⟨
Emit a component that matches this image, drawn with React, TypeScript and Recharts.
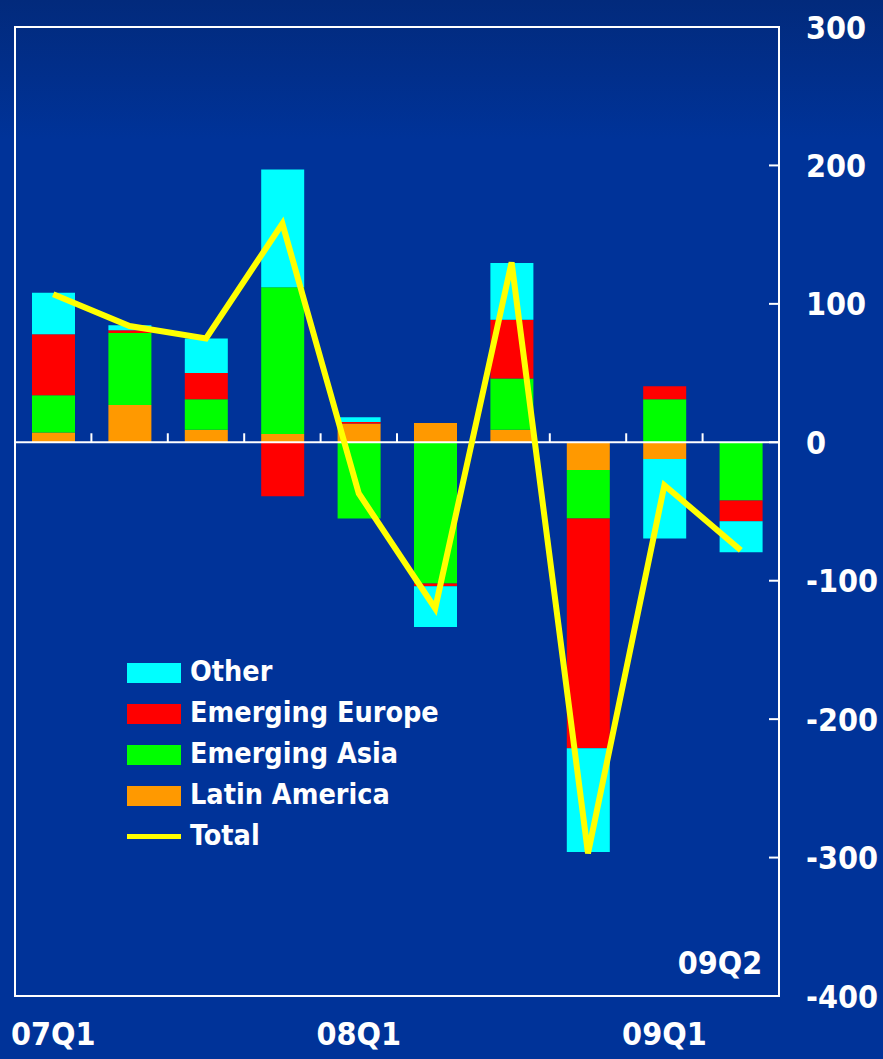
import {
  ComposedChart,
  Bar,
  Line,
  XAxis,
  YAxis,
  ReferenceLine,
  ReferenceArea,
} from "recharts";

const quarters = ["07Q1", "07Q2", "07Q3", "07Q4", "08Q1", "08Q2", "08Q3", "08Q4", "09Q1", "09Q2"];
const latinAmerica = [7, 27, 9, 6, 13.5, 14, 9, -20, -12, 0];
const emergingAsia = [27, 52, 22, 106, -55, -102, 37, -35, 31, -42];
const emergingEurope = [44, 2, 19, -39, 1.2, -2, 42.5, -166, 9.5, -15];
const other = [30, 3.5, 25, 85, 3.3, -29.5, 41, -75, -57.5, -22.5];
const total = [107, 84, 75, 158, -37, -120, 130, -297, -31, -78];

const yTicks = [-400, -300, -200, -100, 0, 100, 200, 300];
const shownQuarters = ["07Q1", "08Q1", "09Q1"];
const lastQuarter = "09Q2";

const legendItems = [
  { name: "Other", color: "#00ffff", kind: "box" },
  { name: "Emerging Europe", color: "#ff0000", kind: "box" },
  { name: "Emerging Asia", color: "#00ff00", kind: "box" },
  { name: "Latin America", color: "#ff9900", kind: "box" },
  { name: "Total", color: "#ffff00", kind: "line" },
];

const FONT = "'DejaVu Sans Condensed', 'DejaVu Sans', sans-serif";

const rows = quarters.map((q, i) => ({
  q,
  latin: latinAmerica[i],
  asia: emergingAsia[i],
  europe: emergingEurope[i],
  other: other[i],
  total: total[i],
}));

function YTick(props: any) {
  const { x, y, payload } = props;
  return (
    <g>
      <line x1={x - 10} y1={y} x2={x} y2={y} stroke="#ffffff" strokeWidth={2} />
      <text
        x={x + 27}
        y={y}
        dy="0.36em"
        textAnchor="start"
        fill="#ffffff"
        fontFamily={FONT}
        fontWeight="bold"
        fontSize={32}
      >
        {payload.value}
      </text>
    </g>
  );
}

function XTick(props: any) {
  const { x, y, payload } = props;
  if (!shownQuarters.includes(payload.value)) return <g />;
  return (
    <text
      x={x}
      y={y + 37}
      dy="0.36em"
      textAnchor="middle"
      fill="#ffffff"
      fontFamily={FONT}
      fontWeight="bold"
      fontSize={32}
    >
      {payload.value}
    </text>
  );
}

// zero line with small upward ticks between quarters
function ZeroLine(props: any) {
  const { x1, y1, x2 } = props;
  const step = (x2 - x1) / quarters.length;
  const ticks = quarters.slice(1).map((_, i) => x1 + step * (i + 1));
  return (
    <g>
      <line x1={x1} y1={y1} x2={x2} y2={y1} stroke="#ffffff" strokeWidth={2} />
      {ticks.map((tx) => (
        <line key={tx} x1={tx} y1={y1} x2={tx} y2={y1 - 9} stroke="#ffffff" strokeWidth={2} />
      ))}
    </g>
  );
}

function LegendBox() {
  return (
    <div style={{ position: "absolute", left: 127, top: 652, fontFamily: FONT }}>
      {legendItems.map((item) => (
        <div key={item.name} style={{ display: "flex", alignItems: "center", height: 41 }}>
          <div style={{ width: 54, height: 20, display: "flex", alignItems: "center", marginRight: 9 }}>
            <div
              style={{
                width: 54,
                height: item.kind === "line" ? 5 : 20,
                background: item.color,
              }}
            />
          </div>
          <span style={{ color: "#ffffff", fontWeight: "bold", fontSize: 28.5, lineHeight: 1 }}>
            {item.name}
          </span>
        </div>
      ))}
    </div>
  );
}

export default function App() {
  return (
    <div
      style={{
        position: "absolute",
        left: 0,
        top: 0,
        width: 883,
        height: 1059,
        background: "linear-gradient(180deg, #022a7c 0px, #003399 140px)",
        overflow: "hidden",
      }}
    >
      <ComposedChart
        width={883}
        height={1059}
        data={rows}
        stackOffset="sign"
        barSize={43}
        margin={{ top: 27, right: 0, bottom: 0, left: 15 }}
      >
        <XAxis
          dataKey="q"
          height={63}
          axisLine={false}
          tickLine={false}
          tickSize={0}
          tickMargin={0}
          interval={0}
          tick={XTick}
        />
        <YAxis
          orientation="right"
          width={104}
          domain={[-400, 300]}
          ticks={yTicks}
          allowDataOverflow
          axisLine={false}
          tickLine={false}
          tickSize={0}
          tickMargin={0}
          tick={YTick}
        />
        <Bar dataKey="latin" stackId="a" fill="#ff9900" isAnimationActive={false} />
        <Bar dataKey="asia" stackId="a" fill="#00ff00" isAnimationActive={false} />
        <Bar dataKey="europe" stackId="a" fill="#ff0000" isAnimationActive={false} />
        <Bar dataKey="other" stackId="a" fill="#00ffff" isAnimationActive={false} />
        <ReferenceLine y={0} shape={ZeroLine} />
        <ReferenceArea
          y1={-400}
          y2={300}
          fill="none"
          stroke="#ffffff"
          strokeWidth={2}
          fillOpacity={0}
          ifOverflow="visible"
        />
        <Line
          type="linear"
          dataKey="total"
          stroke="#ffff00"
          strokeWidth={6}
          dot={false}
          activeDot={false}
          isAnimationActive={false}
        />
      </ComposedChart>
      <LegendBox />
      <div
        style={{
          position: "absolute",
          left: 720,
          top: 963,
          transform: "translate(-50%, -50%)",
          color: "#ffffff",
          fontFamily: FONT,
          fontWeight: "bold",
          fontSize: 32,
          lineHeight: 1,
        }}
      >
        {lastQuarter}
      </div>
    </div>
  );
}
⟩
● **Written instruction**: Give the material again exactly as it is, but keep the pictures out.

● **Right answer**:
Emit a component that matches this image, drawn with React, TypeScript and Recharts.
import {
  ComposedChart,
  Bar,
  Line,
  XAxis,
  YAxis,
  ReferenceLine,
  ReferenceArea,
} from "recharts";

const quarters = ["07Q1", "07Q2", "07Q3", "07Q4", "08Q1", "08Q2", "08Q3", "08Q4", "09Q1", "09Q2"];
const latinAmerica = [7, 27, 9, 6, 13.5, 14, 9, -20, -12, 0];
const emergingAsia = [27, 52, 22, 106, -55, -102, 37, -35, 31, -42];
const emergingEurope = [44, 2, 19, -39, 1.2, -2, 42.5, -166, 9.5, -15];
const other = [30, 3.5, 25, 85, 3.3, -29.5, 41, -75, -57.5, -22.5];
const total = [107, 84, 75, 158, -37, -120, 130, -297, -31, -78];

const yTicks = [-400, -300, -200, -100, 0, 100, 200, 300];
const shownQuarters = ["07Q1", "08Q1", "09Q1"];
const lastQuarter = "09Q2";

const legendItems = [
  { name: "Other", color: "#00ffff", kind: "box" },
  { name: "Emerging Europe", color: "#ff0000", kind: "box" },
  { name: "Emerging Asia", color: "#00ff00", kind: "box" },
  { name: "Latin America", color: "#ff9900", kind: "box" },
  { name: "Total", color: "#ffff00", kind: "line" },
];

const FONT = "'DejaVu Sans Condensed', 'DejaVu Sans', sans-serif";

const rows = quarters.map((q, i) => ({
  q,
  latin: latinAmerica[i],
  asia: emergingAsia[i],
  europe: emergingEurope[i],
  other: other[i],
  total: total[i],
}));

function YTick(props: any) {
  const { x, y, payload } = props;
  return (
    <g>
      <line x1={x - 10} y1={y} x2={x} y2={y} stroke="#ffffff" strokeWidth={2} />
      <text
        x={x + 27}
        y={y}
        dy="0.36em"
        textAnchor="start"
        fill="#ffffff"
        fontFamily={FONT}
        fontWeight="bold"
        fontSize={32}
      >
        {payload.value}
      </text>
    </g>
  );
}

function XTick(props: any) {
  const { x, y, payload } = props;
  if (!shownQuarters.includes(payload.value)) return <g />;
  return (
    <text
      x={x}
      y={y + 37}
      dy="0.36em"
      textAnchor="middle"
      fill="#ffffff"
      fontFamily={FONT}
      fontWeight="bold"
      fontSize={32}
    >
      {payload.value}
    </text>
  );
}

// zero line with small upward ticks between quarters
function ZeroLine(props: any) {
  const { x1, y1, x2 } = props;
  const step = (x2 - x1) / quarters.length;
  const ticks = quarters.slice(1).map((_, i) => x1 + step * (i + 1));
  return (
    <g>
      <line x1={x1} y1={y1} x2={x2} y2={y1} stroke="#ffffff" strokeWidth={2} />
      {ticks.map((tx) => (
        <line key={tx} x1={tx} y1={y1} x2={tx} y2={y1 - 9} stroke="#ffffff" strokeWidth={2} />
      ))}
    </g>
  );
}

function LegendBox() {
  return (
    <div style={{ position: "absolute", left: 127, top: 652, fontFamily: FONT }}>
      {legendItems.map((item) => (
        <div key={item.name} style={{ display: "flex", alignItems: "center", height: 41 }}>
          <div style={{ width: 54, height: 20, display: "flex", alignItems: "center", marginRight: 9 }}>
            <div
              style={{
                width: 54,
                height: item.kind === "line" ? 5 : 20,
                background: item.color,
              }}
            />
          </div>
          <span style={{ color: "#ffffff", fontWeight: "bold", fontSize: 28.5, lineHeight: 1 }}>
            {item.name}
          </span>
        </div>
      ))}
    </div>
  );
}

export default function App() {
  return (
    <div
      style={{
        position: "absolute",
        left: 0,
        top: 0,
        width: 883,
        height: 1059,
        background: "linear-gradient(180deg, #022a7c 0px, #003399 140px)",
        overflow: "hidden",
      }}
    >
      <ComposedChart
        width={883}
        height={1059}
        data={rows}
        stackOffset="sign"
        barSize={43}
        margin={{ top: 27, right: 0, bottom: 0, left: 15 }}
      >
        <XAxis
          dataKey="q"
          height={63}
          axisLine={false}
          tickLine={false}
          tickSize={0}
          tickMargin={0}
          interval={0}
          tick={XTick}
        />
        <YAxis
          orientation="right"
          width={104}
          domain={[-400, 300]}
          ticks={yTicks}
          allowDataOverflow
          axisLine={false}
          tickLine={false}
          tickSize={0}
          tickMargin={0}
          tick={YTick}
        />
        <Bar dataKey="latin" stackId="a" fill="#ff9900" isAnimationActive={false} />
        <Bar dataKey="asia" stackId="a" fill="#00ff00" isAnimationActive={false} />
        <Bar dataKey="europe" stackId="a" fill="#ff0000" isAnimationActive={false} />
        <Bar dataKey="other" stackId="a" fill="#00ffff" isAnimationActive={false} />
        <ReferenceLine y={0} shape={ZeroLine} />
        <ReferenceArea
          y1={-400}
          y2={300}
          fill="none"
          stroke="#ffffff"
          strokeWidth={2}
          fillOpacity={0}
          ifOverflow="visible"
        />
        <Line
          type="linear"
          dataKey="total"
          stroke="#ffff00"
          strokeWidth={6}
          dot={false}
          activeDot={false}
          isAnimationActive={false}
        />
      </ComposedChart>
      <LegendBox />
      <div
        style={{
          position: "absolute",
          left: 720,
          top: 963,
          transform: "translate(-50%, -50%)",
          color: "#ffffff",
          fontFamily: FONT,
          fontWeight: "bold",
          fontSize: 32,
          lineHeight: 1,
        }}
      >
        {lastQuarter}
      </div>
    </div>
  );
}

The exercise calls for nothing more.